Dans un contexte frivole, c’est lorsque l’équipe nationale de football se mesure à d’autres sélections que le Belge moderne affirme avec le plus d’ardeur son appartenance charnelle à son pays. Non à l’Etat, mais à la nation. Par ailleurs, le récent ouvrage à succès de Bart Van Loo (cf. Les Téméraires, 2020), par son désir de ranimer une identité historique commune (datant de la période bourguignonne), confirme qu’un intérêt fédérateur existe au sein du peuple belge. Par cette manœuvre, Van Loo – à l’instar de Stengers – prouve que les Belges ont des raisons légitimes d’aller chercher des éléments constitutifs de leur identité antérieurs à 1830. De cette manière, ce n’est pas sans rappeler l’érection de la statue équestre de Godefroid de Bouillon à Bruxelles, sur la place Royale. Elle fut inaugurée en 1848 par une Belgique jeune et attentive à la création, par l’usage d’un épisode historique évocateur, d’un sentiment patriotique. 

Le remède européiste ?

La Belgique, en plus d’appartenir à l’Union européenne, abrite les locaux de ses institutions. L’étendue des compétences administratives de l’Union ne cesse de se dévoiler aux yeux des citoyens des Etats membres, entrainant méfiance et sentiment d’impuissance. Pourtant, les conséquences de l’appartenance de l’Etat belge à l’Union ne sont jamais discutées, ni médiatiquement ni politiquement. Celle-ci est, en revanche, présentée comme une part indissociable – dont la valeur est inestimable – de notre pays. Si les Belges connaissent une crise identitaire domestique, en seraient-ils détournés, séduits envers cette entité plus englobante, qu’elle héberge et dont elle est membre ?   

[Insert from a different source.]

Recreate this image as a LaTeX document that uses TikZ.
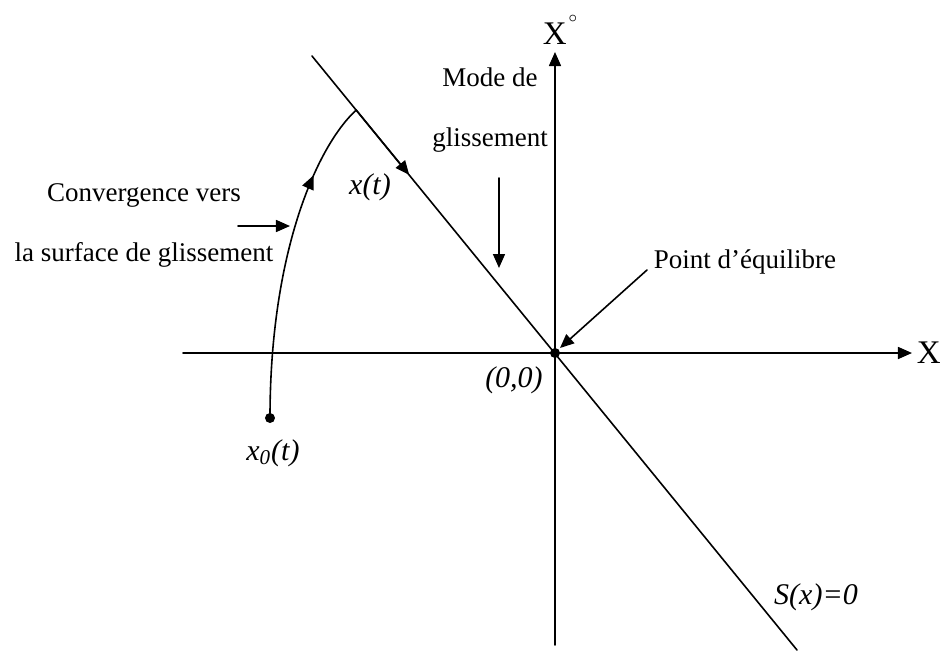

Evidemment, l’identité belge, en raison de sa géographie, se fonde indissociablement dans l’histoire européenne. C’est en cela que tout Belge en quête d’une résolution identitaire représentative, charnelle et transcendantale pourrait être séduit. Or, l’Union ne se définit pas par une reconnaissance de l’histoire multiséculaire du Vieux Continent. L’article 1bis du Traité de Lisbonne est clair : « L'Union est fondée sur les valeurs de respect de la dignité humaine, de liberté, de démocratie, d'égalité, de l'État de droit, ainsi que de respect des droits de l'homme, y compris des droits des personnes appartenant à des minorités. Ces valeurs sont communes aux États membres dans une société caractérisée par le pluralisme, la non-discrimination, la tolérance, la justice, la solidarité et l'égalité entre les femmes et les hommes.» L’UE est porteuse d’une politique universaliste et multiculturelle dont l’application à l’égard de ses Etats membres est ferme. La Belgique y est, de jure, contrainte.

Enfin, quel est le rôle du roi des Belges ? Il est là question de l’une des dernières monarchies d’Europe. Incarne-t-il, comme certains de ses prédécesseurs, la figure d’un monarque ayant une vision morale et sociale à proposer à son peuple ? Si tel est le cas, cela peine à jaillir. La figure royale semble davantage être devenue un artefact dont la substance est limitée, symbolisant la survivance d’un pays aux divisions communautaires ; le porte-parole d’un discours consensuel et politiquement correct. 

Complexe, le sentiment national belge n’a pas été ménagé ces dernières décennies : l’essor du mouvement flamand dont les concessions institutionnelles faites par l’Etat ont acté une rupture interne ; les médias, gangrenés par la pensée de gauche, pratiquent mécaniquement de la reductio ad Hitlerum face à la moindre posture conservatrice ; tandis que les acteurs politiques francophones, endigués et reflets d’une pensée unique, manquent de philosophie, de vision et de perspective historique. Ainsi est occultée l’histoire belge, favorisant l’installation d’une identité universaliste, fondée sur la négation des spécificités culturelles locales doublée d’une importation heureuse de pratiques étrangères. Le tableau nous apparait verrouillé et semble nous échapper. Universités, institutions, médias, politiques : les élites n’œuvrent manifestement pas au service de la survie d’un sentiment national belge. 

Si la Belgique est une énigme, les certitudes qui la composent résident dans son histoire, estimée bonne ou mauvaise. En ce sens, sa situation géographique lui permet de jouir d’un héritage culturel considérable. Au carrefour des sphères germaniques et latines, ses terres accueillirent la Gallia Belgica initiée par Auguste, furent le berceau des Mérovingiens – Clovis naquit à Tournai, se développèrent à travers l’Empire carolingien de Charlemagne, le Saint-Empire romain germanique – Charles-Quint naquit à Gand, les sphères espagnole et autrichienne. Sur une brève période, elles prirent part aux tumultes de la Révolution française, à l’administration napoléonienne – virent le terme de la gloire militaire de l’Empereur à Waterloo, et devinrent hollandaises au congrès de Vienne. C’est une histoire riche, profonde, spécifique et enthousiasmante – attractive ? – dont le sentiment national belge doit se nourrir. Annoncer la mort de ce dernier, c’est reconnaitre, avec fatalité, la fin prochaine de la Belgique sous sa forme étatique, alors prolongement politique de son existence culturelle.